Lili Makaveeva is the director of the Integro Association in Bulgaria, an organization based in the northeast of the country that aims to develop and integrate Roma into Bulgarian society. She claims the largest problem facing the Bulgarian Roma population, one of the largest in Central and Eastern Europe, is the lack of government reach and a failing initiative to meet basic needs. Statistical inaccuracies of Roma in Bulgaria make poverty even more difficult to approach, specifically in terms of racial and denominational identity.
Nearly 325,000 people in Bulgaria identify themselves as Roma, accounting for 4.9 percent of the population, according to the 2011 census and the United Nations Refugee Agency. Those numbers have been subject to intense criticism, as nearly twice as many respondents refrained from providing details of their ethnicity as well as many Roma claiming to be Bulgarian or Turkish.
As a result, the region has become a hotbed of hostility among Bulgarians and their Roma neighbors. Most recently in September, a series of nationwide anti-Roma demonstrations erupted after a smaller protest outside one Roma man's lavish residence. He was suspected of running a moonshine operation.
For the majority of Bulgaria's Roma, poverty is the norm. According to the UN's 2011 Country Report of Human Rights Practices, living conditions, unemployment, education and discrimination remain the driving influences behind the Roma population's inability to integrate into Bulgarian society.
According to the country report, only 46.2 percent of the Roma population in Bulgaria completed primary education and only 7.8 percent of Roma completed secondary education; 11.8 percent are illiterate, which is more than 20 times the percentage of ethnic Bulgarians.
"We now have thousands of Roma children that go to school, but they are illiterate," Makaveeva said. "A lot of children are enrolled in school but don't go. No one writes absence letters for these children when they don't go." Educational subsidies depend on the number of children enrolled, leading children not in attendance, specifically Roma, to go unreported, Makaveeva added. Some 23.2 percent of Roma children between the ages of 7 and 15 do not attend school, according to the 2011 census, as opposed to the 5.6 percent of ethnic Bulgarians.
For some in Bulgaria, Roma ethnicity is not the only factor behind harsh discrimination. Of Bulgaria's Roma population, 18.3 percent identify as Muslim, while another 10.1 percent identify as Protestant. For the former, bigotry comes from both sides of the societal spectrum.

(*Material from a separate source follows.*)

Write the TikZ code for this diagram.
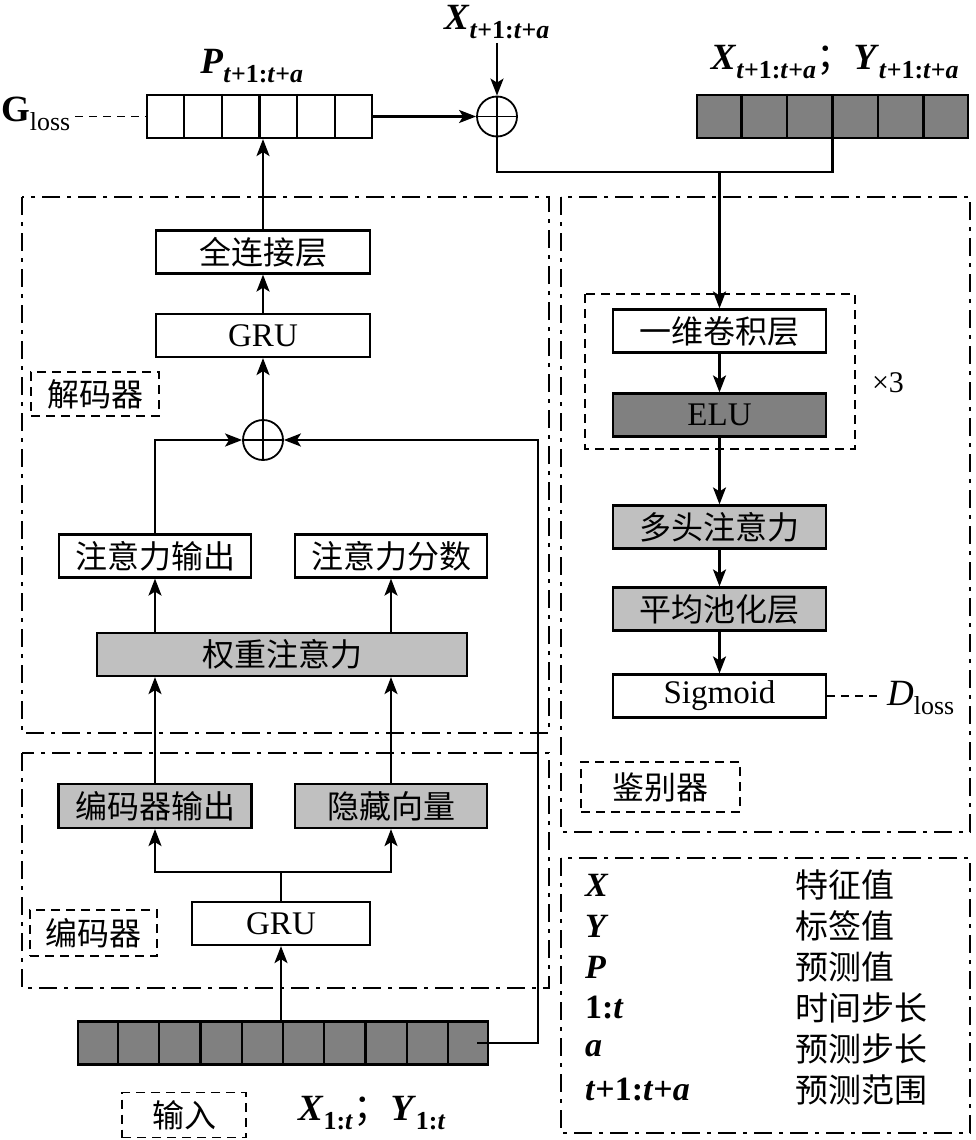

"Unfortunately, Roma have been discriminated against in many parts of the world, yet in the case of Bulgaria, their combined identity of being Muslim and Roma makes them vulnerable to double discrimination," Seyfeddin Kara said. Kara worked with the United Kingdom-based Islamic Human Rights Commission (IHRC) from 2006 to 2011. In 2008, he visited Bulgaria with the IHRC to continue an assessment of human rights violations of Roma Muslims.
"The situation of the Muslim Roma is more or less the same as the anti-Islamic attitude of the host societies in these countries," he told The Prague Post. "The situation is exacerbated by other Muslim communities also excluding Roma Muslims, thus they do not get any support from outside."
"I see how Protestant churches mobilize the Roma communities," Makaveeva added. She claims that Protestant churches interact more with Roma communities than Islamic groups, but efforts from Muslim organizations do exist in the ghettos of larger cities like Plovdiv, Bulgaria's second-largest city.
"The communities are extremely poor, and it's easy to go among these poor people and give them food and clothes and attract them to come to mosques," Makaveeva said. "I don't think these are very fundamentalist or radical."
While some say Roma integration remains an all-too difficult task, government and NGO efforts remain focused on resolving the issue. According to the UN Refugee Agency, Bulgaria is a participant in the Decade of Roma Inclusion 2005-15, an international initiative of several European countries to improve the conditions of the country's Roma population. Those initiatives include developments in the areas of education, health, housing and employment.
Makaveeva, for her part, remains skeptical. "Despite the efforts of all NGOs, we speak so much about Roma integration … and despite all these discussions, integration doesn't improve," she said. "It gets worse and worse to the point where no one believes [it] anymore. Not Roma themselves, not society, not politicians."